Should Kafka write directly to BigQuery?
Direct writes can work when data matches the target table and the failure mode is understood. If the pipeline needs enrichment, joins, deduplication, or strict quality gates, a stream processor may be safer. If replay, audit, or lakehouse governance matters more than low latency, object storage before BigQuery may be better.
How should teams handle duplicate records?
Do not leave duplicates as an informal dashboard problem. Pick a strategy before production: connector-level guarantees where available, application-created BigQuery write streams with offsets, business-key deduplication in a processor, or table-level merge logic. The right answer depends on whether duplicates are harmless, expensive, or legally unacceptable.

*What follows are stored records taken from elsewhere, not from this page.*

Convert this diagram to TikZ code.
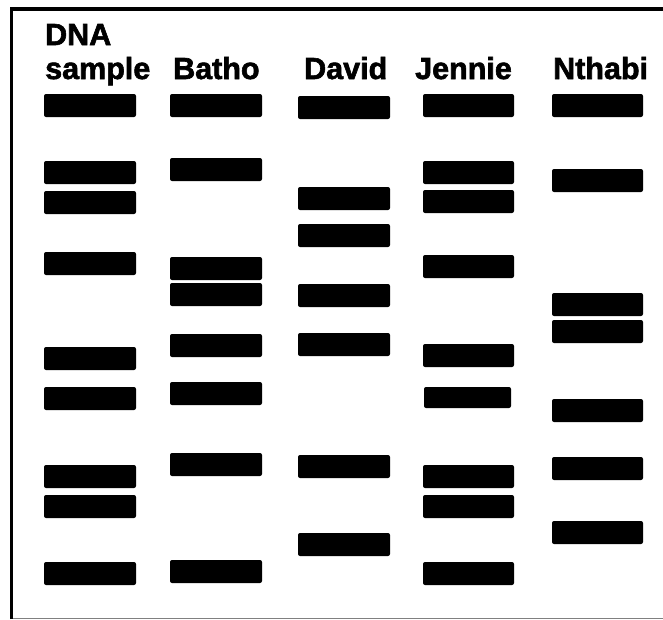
\documentclass[tikz,border=0pt]{standalone}
\usepackage{fontspec}
\newfontfamily\lanefont{Liberation Sans Bold}
\newcommand\heavy[1]{\special{pdf:literal direct 2 Tr 0.6 w}#1\special{pdf:literal direct 0 Tr 0.4 w}}
\begin{document}
\begin{tikzpicture}[x=1pt,y=-1pt,
  lane/.style={anchor=base west,inner sep=0pt,font=\lanefont\fontsize{30.5}{32}\selectfont},
  band/.style={fill=black,rounded corners=2pt}]
\useasboundingbox (0,0) rectangle (663,619);
%frame
\draw[gray,line width=1pt] (11,618) -- (663,618);
\draw[black,line width=3.5pt] (11.5,619) -- (11.5,9) -- (663,9);
%bands
\foreach \y in {94,161,191,252,347,387,465,495,562}
  \fill[band] (44,\y) rectangle ++(92,23);
\foreach \y in {94,158,257,283,334,382,453,560}
  \fill[band] (170,\y) rectangle ++(92,23);
\foreach \y in {96,187,224,284,333,455,533}
  \fill[band] (298,\y) rectangle ++(92,23);
\foreach \y in {94,161,190,255,344,465,495,562}
  \fill[band] (423,\y) rectangle ++(91,23);
\fill[band] (424,387) rectangle ++(87,21);
\foreach \y in {94,169,293,320,399,457,521}
  \fill[band] (552,\y) rectangle ++(91,23);
%lane labels
\node[lane] (dna) at (45,45) {\heavy{DNA}};
\node[lane] (sample) at (45,79) {\heavy{sample}};
\node[lane] (batho) at (173,79) {\heavy{Batho}};
\node[lane] (david) at (304,79) {\heavy{David}};
\node[lane] (jennie) at (415,79) {\heavy{Jennie}};
\node[lane] (nthabi) at (553,79) {\heavy{Nthabi}};
\end{tikzpicture}
\end{document}
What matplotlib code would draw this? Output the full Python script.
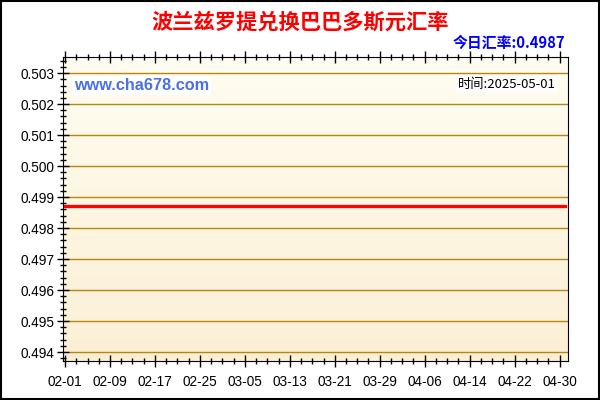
import numpy as np
import matplotlib
matplotlib.use("Agg")
import matplotlib.pyplot as plt
import matplotlib.dates as mdates
from matplotlib.ticker import MultipleLocator
from matplotlib.colors import LinearSegmentedColormap
import datetime as dt

plt.rcParams['font.family'] = ['Liberation Sans', 'Noto Sans CJK SC', 'DejaVu Sans']

# data
dates = ['2025-02-01', '2025-05-01']
rates = [0.4987, 0.4987]
tick_dates = ['2025-02-01', '2025-02-09', '2025-02-17', '2025-02-25', '2025-03-05', '2025-03-13',
              '2025-03-21', '2025-03-29', '2025-04-06', '2025-04-14', '2025-04-22', '2025-04-30']
y_ticks = [0.494, 0.495, 0.496, 0.497, 0.498, 0.499, 0.500, 0.501, 0.502, 0.503]
title = '波兰兹罗提兑换巴巴多斯元汇率'
today_rate = '今日汇率:0.4987'
stamp = '时间:2025-05-01'

to_d = lambda s: dt.datetime.strptime(s, '%Y-%m-%d')
x = [to_d(s) for s in dates]

fig = plt.figure(figsize=(6, 4), dpi=100)
ax = fig.add_axes([63/600, 1 - 361/400, (568 - 63)/600, (361 - 57)/400])

x0 = mdates.date2num(to_d('2025-02-01')) - 0.36
x1 = mdates.date2num(to_d('2025-05-01')) + 0.5
y0, y1 = 0.49371, 0.50352

# background gradient, light at the top, warmer at the bottom
grad = np.linspace(0, 1, 256).reshape(-1, 1)
cmap = LinearSegmentedColormap.from_list('bg', ['#fffdf2', '#fcefd5'])
ax.imshow(grad, extent=[x0, x1, y0, y1], origin='upper', aspect='auto', cmap=cmap, zorder=0)

for yv in y_ticks:
    ax.axhline(yv, color='#b8860b', lw=1, zorder=1)

ax.plot(x, rates, color='#ff0000', lw=2.4, zorder=3)

ax.set_xlim(x0, x1)
ax.set_ylim(y0, y1)

ax.set_yticks(y_ticks)
ax.set_yticklabels([f'{v:.3f}' for v in y_ticks])
ax.yaxis.set_minor_locator(MultipleLocator(0.0002))
ax.set_xticks([mdates.date2num(to_d(s)) for s in tick_dates])
ax.set_xticklabels([s[5:] for s in tick_dates])
ax.xaxis.set_minor_locator(MultipleLocator(2))

ax.tick_params(axis='both', which='major', direction='inout', length=8, width=1,
               labelsize=9.8, colors='black', top=True)
ax.tick_params(axis='both', which='minor', direction='inout', length=5, width=1, top=True)
ax.tick_params(axis='y', pad=2)
ax.tick_params(axis='x', pad=6)
for sp in ax.spines.values():
    sp.set_color('black')

fig.text(0.5, 1 - 22/400, title, color='#ff0000', fontsize=15.3, fontweight='bold',
         ha='center', va='center', family=['Noto Sans CJK SC', 'DejaVu Sans'])
fig.text(565/600, 1 - 43/400, today_rate, color='#0000ff', fontsize=10.7, fontweight='bold',
         ha='right', va='center', family=['Noto Sans CJK SC', 'DejaVu Sans'])

ax.text(0.022, 0.905, 'www.cha678.com', transform=ax.transAxes, color='#4a6fe8',
        fontsize=11.7, fontweight='bold', ha='left', va='center', zorder=5,
        bbox=dict(facecolor='white', edgecolor='none', pad=1.5))
ax.text(0.975, 0.91, stamp, transform=ax.transAxes, color='black', fontsize=9.5,
        ha='right', va='center', zorder=5, family=['Noto Sans CJK SC', 'DejaVu Sans'],
        bbox=dict(facecolor='white', edgecolor='none', pad=1))

fig.patches.append(plt.Rectangle((0.002, 0.003), 0.996, 0.994, transform=fig.transFigure,
                                 fill=False, edgecolor='black', lw=1.5))

fig.savefig('out.png', dpi=100)
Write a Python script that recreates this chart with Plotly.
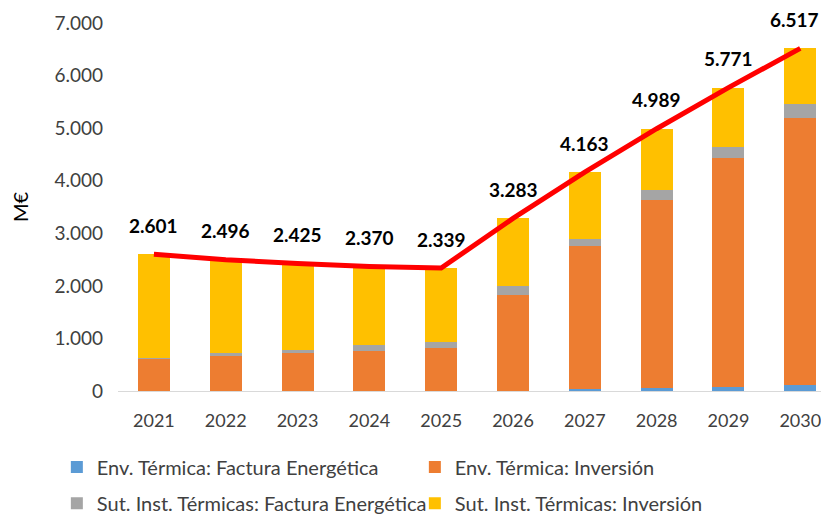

Where does Kafka-compatible infrastructure matter most?
It matters most during lag, replay, scaling, and recovery. A steady low-volume pipeline can hide weak infrastructure decisions for a long time. A failed connector, a large backfill, or a BigQuery-side slowdown exposes whether the upstream data plane can retain data, serve catch-up reads, and isolate producers from sink instability.
Is AutoMQ a replacement for BigQuery ingestion design?
No. BigQuery ingestion design still needs clear table schemas, write semantics, quotas, governance, and observability. AutoMQ is relevant when the upstream Kafka-compatible data plane needs cloud-native elasticity, shared storage, stateless brokers, and deployment boundaries that fit enterprise cloud operations.